begin Records for the task

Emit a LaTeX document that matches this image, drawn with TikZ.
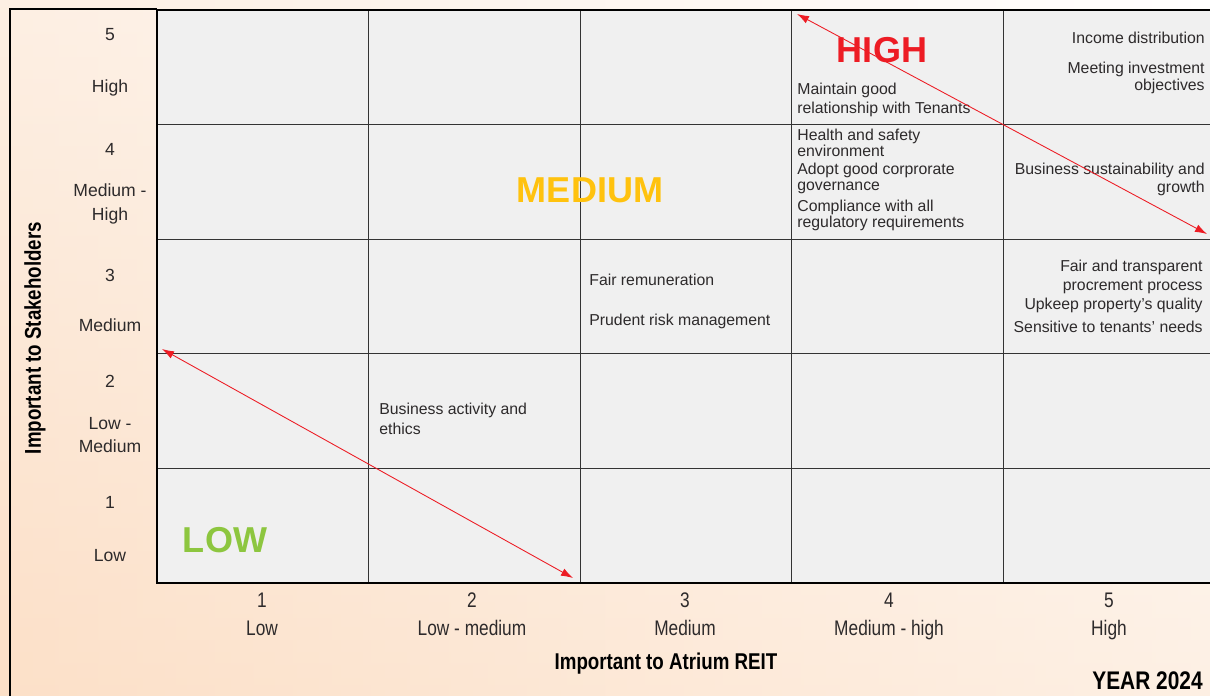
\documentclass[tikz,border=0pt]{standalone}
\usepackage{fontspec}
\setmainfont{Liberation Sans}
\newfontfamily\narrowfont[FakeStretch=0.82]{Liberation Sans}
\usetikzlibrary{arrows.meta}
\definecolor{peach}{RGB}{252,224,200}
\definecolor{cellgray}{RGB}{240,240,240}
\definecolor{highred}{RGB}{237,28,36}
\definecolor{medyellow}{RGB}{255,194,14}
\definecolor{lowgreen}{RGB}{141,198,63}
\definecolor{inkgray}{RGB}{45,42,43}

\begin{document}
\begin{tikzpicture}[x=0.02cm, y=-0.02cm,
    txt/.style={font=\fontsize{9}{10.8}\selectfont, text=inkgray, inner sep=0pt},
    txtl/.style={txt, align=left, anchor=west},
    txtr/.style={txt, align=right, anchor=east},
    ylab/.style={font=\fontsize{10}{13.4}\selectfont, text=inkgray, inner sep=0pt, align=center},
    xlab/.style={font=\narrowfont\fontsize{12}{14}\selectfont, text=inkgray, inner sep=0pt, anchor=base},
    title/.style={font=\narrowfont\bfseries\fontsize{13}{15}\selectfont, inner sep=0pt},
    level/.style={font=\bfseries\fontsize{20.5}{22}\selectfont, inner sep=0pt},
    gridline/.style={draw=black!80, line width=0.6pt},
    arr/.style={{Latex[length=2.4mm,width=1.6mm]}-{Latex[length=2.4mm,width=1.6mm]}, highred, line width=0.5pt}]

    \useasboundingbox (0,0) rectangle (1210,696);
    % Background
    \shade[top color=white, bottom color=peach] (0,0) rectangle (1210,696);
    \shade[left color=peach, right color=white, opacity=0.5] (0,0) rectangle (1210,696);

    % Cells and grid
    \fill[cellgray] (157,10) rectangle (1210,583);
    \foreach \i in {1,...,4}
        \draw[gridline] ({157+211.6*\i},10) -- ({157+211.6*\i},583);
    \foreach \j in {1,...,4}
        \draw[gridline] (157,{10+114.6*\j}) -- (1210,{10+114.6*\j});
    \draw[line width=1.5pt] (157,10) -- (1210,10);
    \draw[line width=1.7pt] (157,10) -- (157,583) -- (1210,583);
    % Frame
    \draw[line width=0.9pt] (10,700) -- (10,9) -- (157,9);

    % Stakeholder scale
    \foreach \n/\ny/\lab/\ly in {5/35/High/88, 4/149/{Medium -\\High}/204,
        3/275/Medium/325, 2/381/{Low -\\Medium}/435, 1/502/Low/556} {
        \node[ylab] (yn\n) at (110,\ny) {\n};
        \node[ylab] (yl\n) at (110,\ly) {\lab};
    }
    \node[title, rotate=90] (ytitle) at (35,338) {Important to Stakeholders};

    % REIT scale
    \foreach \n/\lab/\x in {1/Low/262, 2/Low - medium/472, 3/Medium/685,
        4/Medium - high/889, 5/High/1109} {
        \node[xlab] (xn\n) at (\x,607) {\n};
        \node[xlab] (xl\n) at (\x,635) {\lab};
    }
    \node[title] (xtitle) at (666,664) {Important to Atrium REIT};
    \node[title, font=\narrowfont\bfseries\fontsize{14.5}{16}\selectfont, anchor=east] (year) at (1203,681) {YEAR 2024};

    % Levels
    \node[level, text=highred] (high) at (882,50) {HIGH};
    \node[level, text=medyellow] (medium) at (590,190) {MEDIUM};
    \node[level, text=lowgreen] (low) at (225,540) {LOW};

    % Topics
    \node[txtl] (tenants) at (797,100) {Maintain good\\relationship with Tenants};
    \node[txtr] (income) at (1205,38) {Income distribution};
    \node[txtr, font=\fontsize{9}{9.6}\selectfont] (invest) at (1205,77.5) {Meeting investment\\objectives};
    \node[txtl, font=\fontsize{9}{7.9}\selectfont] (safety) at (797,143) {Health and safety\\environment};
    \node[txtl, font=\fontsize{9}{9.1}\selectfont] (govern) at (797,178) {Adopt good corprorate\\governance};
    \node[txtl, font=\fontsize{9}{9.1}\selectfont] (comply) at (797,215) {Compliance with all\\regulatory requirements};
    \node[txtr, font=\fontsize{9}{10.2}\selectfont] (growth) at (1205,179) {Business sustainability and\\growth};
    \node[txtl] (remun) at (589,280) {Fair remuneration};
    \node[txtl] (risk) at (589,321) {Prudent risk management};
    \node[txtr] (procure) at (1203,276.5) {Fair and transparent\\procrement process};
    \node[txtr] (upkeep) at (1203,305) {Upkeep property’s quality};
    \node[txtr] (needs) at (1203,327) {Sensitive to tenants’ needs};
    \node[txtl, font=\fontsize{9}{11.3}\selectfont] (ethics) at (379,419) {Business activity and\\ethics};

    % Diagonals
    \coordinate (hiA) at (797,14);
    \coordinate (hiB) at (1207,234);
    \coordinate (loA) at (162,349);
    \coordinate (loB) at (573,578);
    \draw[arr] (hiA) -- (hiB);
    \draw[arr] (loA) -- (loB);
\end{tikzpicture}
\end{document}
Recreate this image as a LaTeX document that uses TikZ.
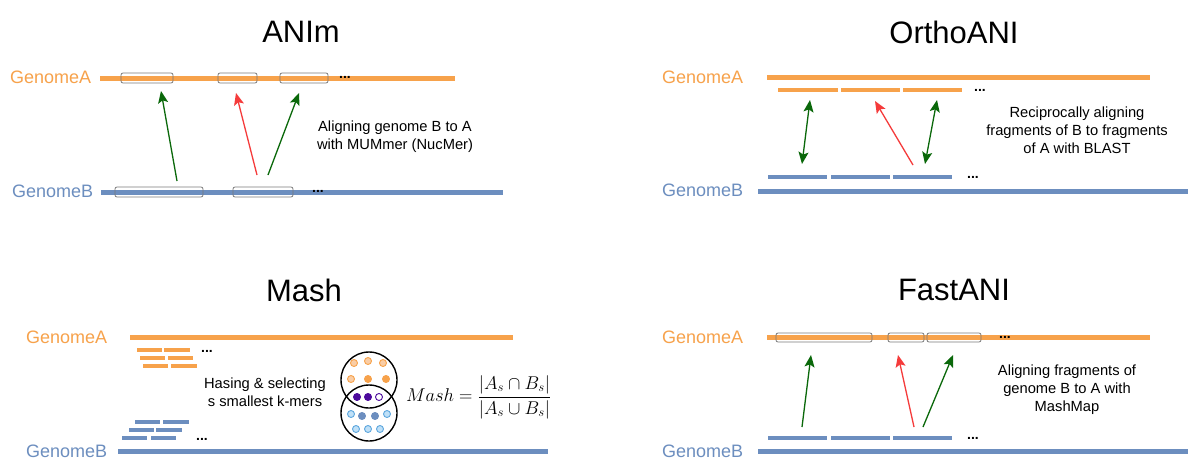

end Records for the task

*Exercise description*. Transcribe the full listing character for character. Pictures are excluded.

*Finished answer*.
Emit a LaTeX document that matches this image, drawn with TikZ.
\documentclass[tikz,border=0pt]{standalone}
\usepackage{fontspec}
\setmainfont{Liberation Sans}
\newfontfamily\narrowfont[FakeStretch=0.82]{Liberation Sans}
\usetikzlibrary{arrows.meta}
\definecolor{peach}{RGB}{252,224,200}
\definecolor{cellgray}{RGB}{240,240,240}
\definecolor{highred}{RGB}{237,28,36}
\definecolor{medyellow}{RGB}{255,194,14}
\definecolor{lowgreen}{RGB}{141,198,63}
\definecolor{inkgray}{RGB}{45,42,43}

\begin{document}
\begin{tikzpicture}[x=0.02cm, y=-0.02cm,
    txt/.style={font=\fontsize{9}{10.8}\selectfont, text=inkgray, inner sep=0pt},
    txtl/.style={txt, align=left, anchor=west},
    txtr/.style={txt, align=right, anchor=east},
    ylab/.style={font=\fontsize{10}{13.4}\selectfont, text=inkgray, inner sep=0pt, align=center},
    xlab/.style={font=\narrowfont\fontsize{12}{14}\selectfont, text=inkgray, inner sep=0pt, anchor=base},
    title/.style={font=\narrowfont\bfseries\fontsize{13}{15}\selectfont, inner sep=0pt},
    level/.style={font=\bfseries\fontsize{20.5}{22}\selectfont, inner sep=0pt},
    gridline/.style={draw=black!80, line width=0.6pt},
    arr/.style={{Latex[length=2.4mm,width=1.6mm]}-{Latex[length=2.4mm,width=1.6mm]}, highred, line width=0.5pt}]

    \useasboundingbox (0,0) rectangle (1210,696);
    % Background
    \shade[top color=white, bottom color=peach] (0,0) rectangle (1210,696);
    \shade[left color=peach, right color=white, opacity=0.5] (0,0) rectangle (1210,696);

    % Cells and grid
    \fill[cellgray] (157,10) rectangle (1210,583);
    \foreach \i in {1,...,4}
        \draw[gridline] ({157+211.6*\i},10) -- ({157+211.6*\i},583);
    \foreach \j in {1,...,4}
        \draw[gridline] (157,{10+114.6*\j}) -- (1210,{10+114.6*\j});
    \draw[line width=1.5pt] (157,10) -- (1210,10);
    \draw[line width=1.7pt] (157,10) -- (157,583) -- (1210,583);
    % Frame
    \draw[line width=0.9pt] (10,700) -- (10,9) -- (157,9);

    % Stakeholder scale
    \foreach \n/\ny/\lab/\ly in {5/35/High/88, 4/149/{Medium -\\High}/204,
        3/275/Medium/325, 2/381/{Low -\\Medium}/435, 1/502/Low/556} {
        \node[ylab] (yn\n) at (110,\ny) {\n};
        \node[ylab] (yl\n) at (110,\ly) {\lab};
    }
    \node[title, rotate=90] (ytitle) at (35,338) {Important to Stakeholders};

    % REIT scale
    \foreach \n/\lab/\x in {1/Low/262, 2/Low - medium/472, 3/Medium/685,
        4/Medium - high/889, 5/High/1109} {
        \node[xlab] (xn\n) at (\x,607) {\n};
        \node[xlab] (xl\n) at (\x,635) {\lab};
    }
    \node[title] (xtitle) at (666,664) {Important to Atrium REIT};
    \node[title, font=\narrowfont\bfseries\fontsize{14.5}{16}\selectfont, anchor=east] (year) at (1203,681) {YEAR 2024};

    % Levels
    \node[level, text=highred] (high) at (882,50) {HIGH};
    \node[level, text=medyellow] (medium) at (590,190) {MEDIUM};
    \node[level, text=lowgreen] (low) at (225,540) {LOW};

    % Topics
    \node[txtl] (tenants) at (797,100) {Maintain good\\relationship with Tenants};
    \node[txtr] (income) at (1205,38) {Income distribution};
    \node[txtr, font=\fontsize{9}{9.6}\selectfont] (invest) at (1205,77.5) {Meeting investment\\objectives};
    \node[txtl, font=\fontsize{9}{7.9}\selectfont] (safety) at (797,143) {Health and safety\\environment};
    \node[txtl, font=\fontsize{9}{9.1}\selectfont] (govern) at (797,178) {Adopt good corprorate\\governance};
    \node[txtl, font=\fontsize{9}{9.1}\selectfont] (comply) at (797,215) {Compliance with all\\regulatory requirements};
    \node[txtr, font=\fontsize{9}{10.2}\selectfont] (growth) at (1205,179) {Business sustainability and\\growth};
    \node[txtl] (remun) at (589,280) {Fair remuneration};
    \node[txtl] (risk) at (589,321) {Prudent risk management};
    \node[txtr] (procure) at (1203,276.5) {Fair and transparent\\procrement process};
    \node[txtr] (upkeep) at (1203,305) {Upkeep property’s quality};
    \node[txtr] (needs) at (1203,327) {Sensitive to tenants’ needs};
    \node[txtl, font=\fontsize{9}{11.3}\selectfont] (ethics) at (379,419) {Business activity and\\ethics};

    % Diagonals
    \coordinate (hiA) at (797,14);
    \coordinate (hiB) at (1207,234);
    \coordinate (loA) at (162,349);
    \coordinate (loB) at (573,578);
    \draw[arr] (hiA) -- (hiB);
    \draw[arr] (loA) -- (loB);
\end{tikzpicture}
\end{document}
Recreate this image as a LaTeX document that uses TikZ.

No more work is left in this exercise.